» Instruction
Search the data for the word "chart". Reproduce every line where it is found.

» Source data

----

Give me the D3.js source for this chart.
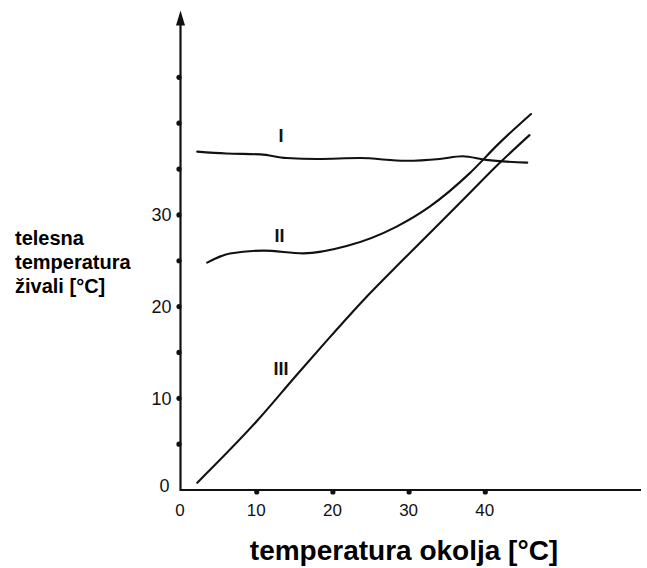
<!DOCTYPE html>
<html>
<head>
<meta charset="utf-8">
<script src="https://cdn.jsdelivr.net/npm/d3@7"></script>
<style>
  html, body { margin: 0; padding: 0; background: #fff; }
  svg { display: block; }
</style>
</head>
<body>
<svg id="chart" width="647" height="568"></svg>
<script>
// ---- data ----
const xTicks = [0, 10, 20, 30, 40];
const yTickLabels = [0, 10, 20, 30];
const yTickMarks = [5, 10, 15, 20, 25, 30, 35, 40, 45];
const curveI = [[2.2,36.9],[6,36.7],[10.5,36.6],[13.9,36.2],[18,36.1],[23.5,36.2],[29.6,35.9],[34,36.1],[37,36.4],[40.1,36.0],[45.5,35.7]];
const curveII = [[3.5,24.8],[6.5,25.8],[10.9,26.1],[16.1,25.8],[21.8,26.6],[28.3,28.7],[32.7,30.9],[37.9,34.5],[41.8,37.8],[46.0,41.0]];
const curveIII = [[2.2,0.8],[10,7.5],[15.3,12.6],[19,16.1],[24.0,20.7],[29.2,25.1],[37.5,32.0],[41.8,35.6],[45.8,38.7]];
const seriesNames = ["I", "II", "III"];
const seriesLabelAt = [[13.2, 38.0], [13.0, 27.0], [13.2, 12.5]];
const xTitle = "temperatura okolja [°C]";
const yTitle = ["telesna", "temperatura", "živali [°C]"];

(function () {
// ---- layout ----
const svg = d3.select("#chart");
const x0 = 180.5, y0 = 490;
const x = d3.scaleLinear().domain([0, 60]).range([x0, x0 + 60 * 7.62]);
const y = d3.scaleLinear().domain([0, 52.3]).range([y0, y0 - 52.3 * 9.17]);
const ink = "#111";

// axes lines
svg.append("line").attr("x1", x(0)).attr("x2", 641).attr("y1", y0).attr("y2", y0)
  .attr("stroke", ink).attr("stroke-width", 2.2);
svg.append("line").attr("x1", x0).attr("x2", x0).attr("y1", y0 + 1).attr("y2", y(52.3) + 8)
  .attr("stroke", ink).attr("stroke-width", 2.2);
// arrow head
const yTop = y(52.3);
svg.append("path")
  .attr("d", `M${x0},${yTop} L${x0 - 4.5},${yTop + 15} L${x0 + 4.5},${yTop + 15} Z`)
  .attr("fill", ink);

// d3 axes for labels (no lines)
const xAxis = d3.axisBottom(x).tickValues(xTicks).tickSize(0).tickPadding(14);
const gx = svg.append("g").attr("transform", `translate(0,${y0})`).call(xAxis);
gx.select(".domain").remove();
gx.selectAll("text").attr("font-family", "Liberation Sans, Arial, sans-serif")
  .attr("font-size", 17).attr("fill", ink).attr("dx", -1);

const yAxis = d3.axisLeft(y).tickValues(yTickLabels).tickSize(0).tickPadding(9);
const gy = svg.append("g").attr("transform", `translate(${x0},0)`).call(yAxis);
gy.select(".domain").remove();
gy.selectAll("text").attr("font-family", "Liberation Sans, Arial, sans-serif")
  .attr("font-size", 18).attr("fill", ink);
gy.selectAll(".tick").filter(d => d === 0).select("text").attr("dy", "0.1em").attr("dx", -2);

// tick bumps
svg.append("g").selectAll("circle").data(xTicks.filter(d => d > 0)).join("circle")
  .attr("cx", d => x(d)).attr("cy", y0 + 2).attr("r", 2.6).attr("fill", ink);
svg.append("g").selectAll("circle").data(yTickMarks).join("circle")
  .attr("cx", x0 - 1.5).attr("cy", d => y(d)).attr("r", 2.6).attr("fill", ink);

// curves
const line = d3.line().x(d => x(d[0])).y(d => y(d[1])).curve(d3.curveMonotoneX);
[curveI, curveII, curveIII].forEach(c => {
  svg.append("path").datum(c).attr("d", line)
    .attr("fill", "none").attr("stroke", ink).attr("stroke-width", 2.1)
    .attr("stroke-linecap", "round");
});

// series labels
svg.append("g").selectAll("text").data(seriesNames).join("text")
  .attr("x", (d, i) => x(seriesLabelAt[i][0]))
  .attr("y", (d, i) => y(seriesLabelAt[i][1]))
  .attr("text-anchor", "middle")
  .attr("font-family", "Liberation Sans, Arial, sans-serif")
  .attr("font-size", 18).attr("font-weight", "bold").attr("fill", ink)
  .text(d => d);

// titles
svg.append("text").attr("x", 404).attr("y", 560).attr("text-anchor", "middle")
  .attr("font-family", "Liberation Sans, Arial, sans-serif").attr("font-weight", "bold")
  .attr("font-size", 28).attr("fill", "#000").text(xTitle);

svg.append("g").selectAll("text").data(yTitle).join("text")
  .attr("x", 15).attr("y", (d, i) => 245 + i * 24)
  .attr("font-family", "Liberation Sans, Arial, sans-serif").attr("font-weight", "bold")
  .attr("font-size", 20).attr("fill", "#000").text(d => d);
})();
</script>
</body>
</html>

----

» Task result
Give me the D3.js source for this chart.
<svg id="chart" width="647" height="568"></svg>
const svg = d3.select("#chart");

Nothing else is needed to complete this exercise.